### The request
Beginning with the first line below, please repeat the material exactly, ending with the line that includes "import * as".

--- Source excerpt ---

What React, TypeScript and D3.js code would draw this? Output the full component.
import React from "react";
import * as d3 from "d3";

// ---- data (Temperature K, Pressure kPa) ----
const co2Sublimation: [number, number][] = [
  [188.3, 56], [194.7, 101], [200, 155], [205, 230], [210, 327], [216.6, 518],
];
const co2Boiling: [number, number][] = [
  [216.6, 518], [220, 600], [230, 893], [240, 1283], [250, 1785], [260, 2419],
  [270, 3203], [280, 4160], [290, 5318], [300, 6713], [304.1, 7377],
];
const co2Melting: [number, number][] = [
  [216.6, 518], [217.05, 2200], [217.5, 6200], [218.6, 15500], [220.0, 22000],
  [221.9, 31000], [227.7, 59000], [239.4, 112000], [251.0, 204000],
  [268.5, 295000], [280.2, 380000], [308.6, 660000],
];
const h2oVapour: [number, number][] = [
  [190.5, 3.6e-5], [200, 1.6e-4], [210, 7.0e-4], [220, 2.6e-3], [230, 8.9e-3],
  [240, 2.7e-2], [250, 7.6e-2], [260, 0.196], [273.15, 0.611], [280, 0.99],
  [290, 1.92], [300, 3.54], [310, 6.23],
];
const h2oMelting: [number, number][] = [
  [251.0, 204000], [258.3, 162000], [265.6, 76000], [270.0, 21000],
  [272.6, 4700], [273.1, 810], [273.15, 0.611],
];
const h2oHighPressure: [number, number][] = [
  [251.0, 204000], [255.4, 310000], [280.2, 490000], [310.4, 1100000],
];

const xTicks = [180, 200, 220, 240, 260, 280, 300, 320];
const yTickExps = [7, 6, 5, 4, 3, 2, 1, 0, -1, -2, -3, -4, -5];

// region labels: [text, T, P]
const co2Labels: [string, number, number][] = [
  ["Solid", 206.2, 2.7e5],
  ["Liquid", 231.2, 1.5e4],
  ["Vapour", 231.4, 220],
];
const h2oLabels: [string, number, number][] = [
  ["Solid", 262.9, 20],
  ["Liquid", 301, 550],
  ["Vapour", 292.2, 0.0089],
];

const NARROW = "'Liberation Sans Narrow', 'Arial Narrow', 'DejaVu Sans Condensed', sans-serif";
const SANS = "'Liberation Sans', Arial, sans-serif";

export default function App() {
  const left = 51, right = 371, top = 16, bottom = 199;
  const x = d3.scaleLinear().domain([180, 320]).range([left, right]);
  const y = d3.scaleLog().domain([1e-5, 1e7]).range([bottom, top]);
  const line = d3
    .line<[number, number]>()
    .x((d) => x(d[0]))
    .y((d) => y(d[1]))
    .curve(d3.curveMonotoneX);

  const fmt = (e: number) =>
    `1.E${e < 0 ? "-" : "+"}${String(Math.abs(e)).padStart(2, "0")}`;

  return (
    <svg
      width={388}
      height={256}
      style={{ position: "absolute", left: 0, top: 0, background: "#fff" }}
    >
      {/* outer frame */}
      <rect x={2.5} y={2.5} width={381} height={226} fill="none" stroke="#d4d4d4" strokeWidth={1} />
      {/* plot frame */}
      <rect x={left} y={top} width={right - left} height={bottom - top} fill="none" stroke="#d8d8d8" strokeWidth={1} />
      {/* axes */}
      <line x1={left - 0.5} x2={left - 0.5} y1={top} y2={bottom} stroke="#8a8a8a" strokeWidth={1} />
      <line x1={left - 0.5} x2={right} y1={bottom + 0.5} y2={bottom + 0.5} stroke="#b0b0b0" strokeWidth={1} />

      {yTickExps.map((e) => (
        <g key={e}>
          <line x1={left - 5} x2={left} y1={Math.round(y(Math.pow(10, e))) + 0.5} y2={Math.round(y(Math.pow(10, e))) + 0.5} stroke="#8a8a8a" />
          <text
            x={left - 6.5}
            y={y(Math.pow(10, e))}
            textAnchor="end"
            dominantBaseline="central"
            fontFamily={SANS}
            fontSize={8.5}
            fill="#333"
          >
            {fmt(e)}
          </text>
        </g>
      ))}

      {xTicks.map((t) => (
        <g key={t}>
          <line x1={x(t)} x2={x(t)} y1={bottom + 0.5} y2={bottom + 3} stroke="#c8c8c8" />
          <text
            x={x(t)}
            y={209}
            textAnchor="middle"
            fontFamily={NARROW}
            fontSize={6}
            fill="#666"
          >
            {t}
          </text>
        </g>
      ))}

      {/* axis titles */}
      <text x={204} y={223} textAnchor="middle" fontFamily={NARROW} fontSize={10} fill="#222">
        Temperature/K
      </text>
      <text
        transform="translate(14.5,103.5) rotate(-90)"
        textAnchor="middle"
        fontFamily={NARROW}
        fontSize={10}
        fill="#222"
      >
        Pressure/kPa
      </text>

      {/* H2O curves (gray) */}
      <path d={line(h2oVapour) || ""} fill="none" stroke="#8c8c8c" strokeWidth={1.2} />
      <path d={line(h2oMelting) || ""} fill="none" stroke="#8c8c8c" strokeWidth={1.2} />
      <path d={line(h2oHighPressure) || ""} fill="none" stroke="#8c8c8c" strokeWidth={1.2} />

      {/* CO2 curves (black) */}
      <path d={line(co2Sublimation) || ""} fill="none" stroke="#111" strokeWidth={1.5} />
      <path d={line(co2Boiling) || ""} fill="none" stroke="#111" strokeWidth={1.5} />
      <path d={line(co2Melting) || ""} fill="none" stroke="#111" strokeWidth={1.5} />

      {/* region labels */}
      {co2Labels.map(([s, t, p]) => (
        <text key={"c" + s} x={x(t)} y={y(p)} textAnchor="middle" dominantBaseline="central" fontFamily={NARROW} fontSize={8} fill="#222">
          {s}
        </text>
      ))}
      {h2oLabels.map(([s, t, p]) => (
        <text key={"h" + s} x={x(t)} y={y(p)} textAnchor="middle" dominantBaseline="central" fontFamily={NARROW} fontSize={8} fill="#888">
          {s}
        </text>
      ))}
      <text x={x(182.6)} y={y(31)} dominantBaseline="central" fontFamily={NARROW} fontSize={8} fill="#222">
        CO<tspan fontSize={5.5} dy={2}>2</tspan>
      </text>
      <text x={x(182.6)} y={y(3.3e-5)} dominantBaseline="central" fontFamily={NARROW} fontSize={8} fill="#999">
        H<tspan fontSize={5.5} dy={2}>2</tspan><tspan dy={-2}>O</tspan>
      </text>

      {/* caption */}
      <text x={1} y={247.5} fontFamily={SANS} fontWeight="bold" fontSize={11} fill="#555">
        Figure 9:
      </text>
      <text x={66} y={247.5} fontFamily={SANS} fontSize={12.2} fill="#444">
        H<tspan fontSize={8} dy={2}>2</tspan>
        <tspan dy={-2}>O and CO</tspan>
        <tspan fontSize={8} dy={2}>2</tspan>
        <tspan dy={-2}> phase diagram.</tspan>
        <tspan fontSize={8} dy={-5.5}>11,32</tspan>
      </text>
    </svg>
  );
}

---

### Final result
What React, TypeScript and D3.js code would draw this? Output the full component.
import React from "react";
import * as d3 from "d3";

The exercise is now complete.